Amidst euphoric scenes at Sydney’s AANZ stadium on Wednesday evening, Socceroos players, coaching staff, and fans embraced and celebrated the safe passage of their country to the 2018 Russian World Cup.

Australia’s 3-1 victory over a stubborn Honduras was the culmination of a marathon qualifying route involving 22 games, and brought with it a sense of relief, pride and in some sense a vindication of the way the team have played and the preparation that went into getting there.

When the excitement dies down and the match against Honduras is watched again in the cold light of day, Australians may light a candle to the soccer gods that things eventually went their way in the crucial deciding game.

After a nervous first half in which the visitors succeeded in slowing the Australians down and restricting them to just one clear chance on goal, the Socceroos broke through the stubborn Honduran resistance when Tom Rogic embarked on a long run into the Honduran defence stopped only by a foul on the edge of the box. The resultant free kick taken by skipper Mile Jedinak took a wicked deflection off a Honduran defender past his keeper and into the net. It was just the sort of break Australia needed. Twenty minutes later, the Socceroos doubled their lead. Again things went their way, this time after the eagle-eyed Argentinian referee spotted a handball by Honduran midfielder Bryan Acosta. It was missed by the Socceroos players and had the offense not taken place so close to the ref, it might have been missed altogether. Captain Jedinak made no mistake from the spot kick.

By now the Socceroos sensed further goals against a tiring opponent whose resistance was waning.
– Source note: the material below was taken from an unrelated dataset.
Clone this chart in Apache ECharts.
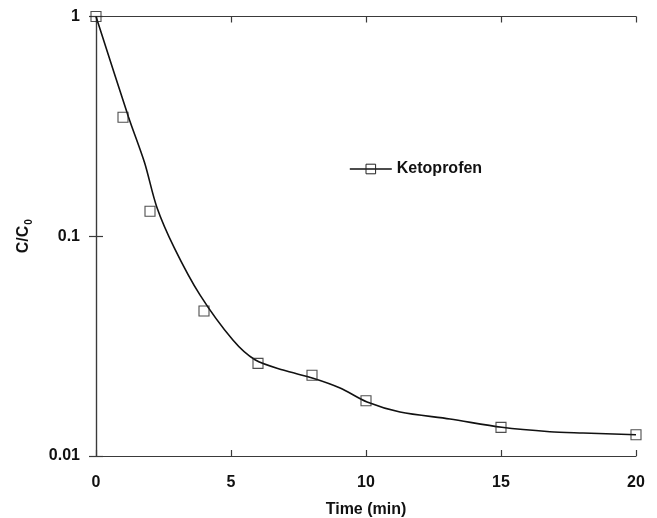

Certainly when a Leckie pass over the top picked out Robbie Kruse’s run into the box, all that the Honduran defender could do to prevent the goal was to foul Kruse and concede another penalty which Jedinak dispatched for his third goal of the match. Honduras scored a late consolation at the death when forward Albert Elis scrambled home a corner.

After the match, Australian coach Ange Postecoglou said of qualifying for Russia, “It’s a fantastic achievement and we shouldn’t take it for granted, and we should appreciated that come June next year, there’ll be some very strong footballing nations who are going to be watching us, while they’re on holidays.”
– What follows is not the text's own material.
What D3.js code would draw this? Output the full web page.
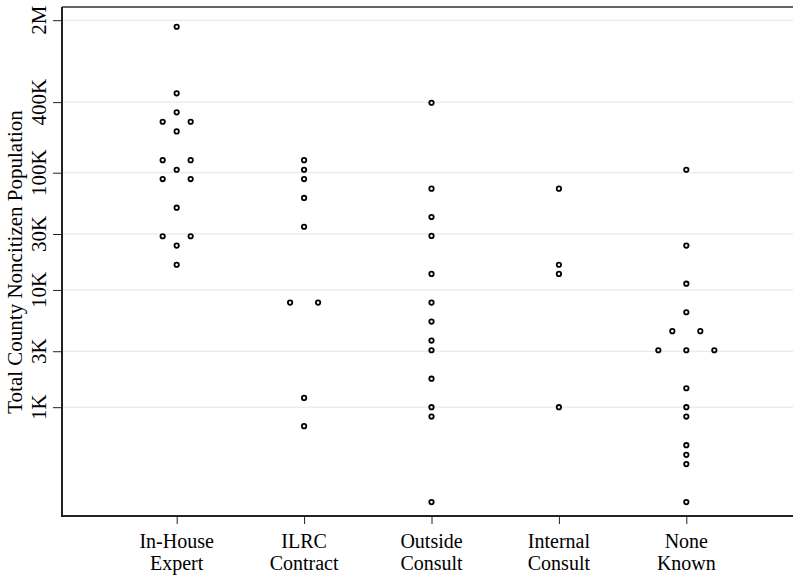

On being asked about whether he’ll go to Russia as coach of the Socceroos, Postecoglou replied “I’m going to enjoy tonight. I owe it to myself, I owe it to my wife, my kids,” Postecoglou said.
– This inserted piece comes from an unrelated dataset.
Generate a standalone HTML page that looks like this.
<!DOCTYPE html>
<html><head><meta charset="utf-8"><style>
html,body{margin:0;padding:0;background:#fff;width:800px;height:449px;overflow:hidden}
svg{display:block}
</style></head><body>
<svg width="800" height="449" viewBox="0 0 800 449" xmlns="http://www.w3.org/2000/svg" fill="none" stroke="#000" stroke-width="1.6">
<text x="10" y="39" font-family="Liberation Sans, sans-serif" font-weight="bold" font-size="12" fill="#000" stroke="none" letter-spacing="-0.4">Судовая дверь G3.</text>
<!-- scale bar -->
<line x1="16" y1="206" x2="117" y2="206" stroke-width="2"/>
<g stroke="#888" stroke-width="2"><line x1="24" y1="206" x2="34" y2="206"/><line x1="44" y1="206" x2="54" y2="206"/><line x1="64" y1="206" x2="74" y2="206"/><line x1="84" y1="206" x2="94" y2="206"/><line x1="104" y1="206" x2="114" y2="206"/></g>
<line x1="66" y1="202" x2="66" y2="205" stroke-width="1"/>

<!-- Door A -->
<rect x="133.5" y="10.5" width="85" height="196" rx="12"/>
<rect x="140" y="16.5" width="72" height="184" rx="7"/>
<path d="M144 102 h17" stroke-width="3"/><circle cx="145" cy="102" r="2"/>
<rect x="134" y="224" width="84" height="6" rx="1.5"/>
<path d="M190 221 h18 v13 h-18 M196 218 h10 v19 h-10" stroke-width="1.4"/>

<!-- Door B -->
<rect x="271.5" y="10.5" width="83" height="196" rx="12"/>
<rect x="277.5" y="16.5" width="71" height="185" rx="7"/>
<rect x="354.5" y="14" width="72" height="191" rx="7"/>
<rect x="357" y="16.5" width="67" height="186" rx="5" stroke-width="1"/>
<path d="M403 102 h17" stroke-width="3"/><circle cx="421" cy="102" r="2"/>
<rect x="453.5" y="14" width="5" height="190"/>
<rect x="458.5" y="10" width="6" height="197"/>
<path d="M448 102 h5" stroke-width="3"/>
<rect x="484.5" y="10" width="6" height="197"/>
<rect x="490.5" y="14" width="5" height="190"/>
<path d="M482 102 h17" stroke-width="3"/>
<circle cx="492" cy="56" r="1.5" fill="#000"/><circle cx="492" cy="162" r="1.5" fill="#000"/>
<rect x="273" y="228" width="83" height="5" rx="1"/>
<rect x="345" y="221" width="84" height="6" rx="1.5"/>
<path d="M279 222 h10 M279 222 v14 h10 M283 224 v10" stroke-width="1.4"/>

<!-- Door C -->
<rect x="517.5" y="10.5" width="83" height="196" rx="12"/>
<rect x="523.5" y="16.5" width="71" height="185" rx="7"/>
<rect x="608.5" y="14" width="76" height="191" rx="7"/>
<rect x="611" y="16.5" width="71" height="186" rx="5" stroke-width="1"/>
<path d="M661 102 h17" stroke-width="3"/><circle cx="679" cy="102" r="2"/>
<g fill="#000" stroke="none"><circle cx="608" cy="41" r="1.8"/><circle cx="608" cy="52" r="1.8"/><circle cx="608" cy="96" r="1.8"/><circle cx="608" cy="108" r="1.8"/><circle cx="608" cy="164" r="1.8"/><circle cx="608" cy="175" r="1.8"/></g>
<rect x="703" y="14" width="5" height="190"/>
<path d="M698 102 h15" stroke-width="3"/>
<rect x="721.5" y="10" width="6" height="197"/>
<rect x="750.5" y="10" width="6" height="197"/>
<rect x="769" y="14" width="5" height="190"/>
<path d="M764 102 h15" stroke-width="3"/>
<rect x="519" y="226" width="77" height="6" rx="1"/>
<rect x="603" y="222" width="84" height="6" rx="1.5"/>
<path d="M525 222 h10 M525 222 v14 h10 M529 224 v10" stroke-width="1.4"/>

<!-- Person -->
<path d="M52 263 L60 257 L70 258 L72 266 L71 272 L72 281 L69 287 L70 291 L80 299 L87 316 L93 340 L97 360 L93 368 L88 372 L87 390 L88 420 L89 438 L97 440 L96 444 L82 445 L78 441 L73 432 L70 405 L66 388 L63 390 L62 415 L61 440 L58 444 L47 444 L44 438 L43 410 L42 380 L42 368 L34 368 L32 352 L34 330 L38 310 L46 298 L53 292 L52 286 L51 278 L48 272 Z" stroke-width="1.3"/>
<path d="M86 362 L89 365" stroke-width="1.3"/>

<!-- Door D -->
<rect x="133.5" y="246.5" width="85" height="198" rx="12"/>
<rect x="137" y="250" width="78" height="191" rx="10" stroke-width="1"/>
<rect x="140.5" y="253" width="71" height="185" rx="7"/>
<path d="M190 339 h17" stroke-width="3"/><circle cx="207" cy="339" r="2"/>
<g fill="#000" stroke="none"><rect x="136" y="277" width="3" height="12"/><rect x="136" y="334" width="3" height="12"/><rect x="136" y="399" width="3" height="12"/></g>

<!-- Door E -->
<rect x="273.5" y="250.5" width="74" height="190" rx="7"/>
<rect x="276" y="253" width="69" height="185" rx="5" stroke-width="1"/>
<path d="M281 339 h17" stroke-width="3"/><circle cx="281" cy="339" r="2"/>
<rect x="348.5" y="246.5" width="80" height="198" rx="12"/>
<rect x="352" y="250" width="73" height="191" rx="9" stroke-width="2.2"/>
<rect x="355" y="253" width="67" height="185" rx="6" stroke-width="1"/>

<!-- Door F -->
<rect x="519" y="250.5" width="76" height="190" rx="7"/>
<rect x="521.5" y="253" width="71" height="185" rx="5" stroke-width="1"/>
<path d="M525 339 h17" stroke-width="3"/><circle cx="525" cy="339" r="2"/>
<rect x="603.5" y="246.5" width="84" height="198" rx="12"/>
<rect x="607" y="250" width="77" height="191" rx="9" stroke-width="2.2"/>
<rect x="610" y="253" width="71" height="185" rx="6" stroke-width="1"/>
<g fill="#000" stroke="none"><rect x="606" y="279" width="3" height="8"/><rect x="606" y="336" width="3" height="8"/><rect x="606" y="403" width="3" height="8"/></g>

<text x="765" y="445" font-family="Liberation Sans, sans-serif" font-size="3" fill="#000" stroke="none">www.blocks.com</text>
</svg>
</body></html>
“I’m pretty thick-skinned but they’ve had to endure a lot.
“I’ll sit down with the powers-that-be over the next few days and we’ll discuss everything, bring it to a head and make a decision.”

“It’s the hardest thing I’ve ever done, these last four years. Going to a World Cup (in 2014) with really a rookie squad and knowing we had to win the Asian Cup (in 2015),” he said.

“Coaching your own country has its advantages but the one disadvantage is if things go wrong there’s nowhere to hide.
“I’ve been coaching for 21 years, mate. I won my first championship when I was 31 years old.
“And you know what? I can coach for another 20 years and I’ll always be an outsider in Australian football. I don’t have the glittering Socceroos career you need, but that’s fine. I wear that as a badge of honour.
“The more that comes my way the more determined and resilient I am to keep going own my own path. It’s worked well for me.
“I’ve had a hell of a lot of support from players, coaches, and the general sporting public.
“There’s not a day goes by when it doesn’t happen. Maybe I just see the nice ones.
“I told the players we’re not going to take a backward step. We’re going to be bold and ambitious and with that will come some scrutiny.
“It’s a lot easier to take the comfortable road. It could have been convenient for me to say it’s a young group and we’ve got to be patient but all along I’ve pushed and pushed and pushed.
“They’ve embraced it. We’ve played 22 games of World Cup qualifying and lost two.”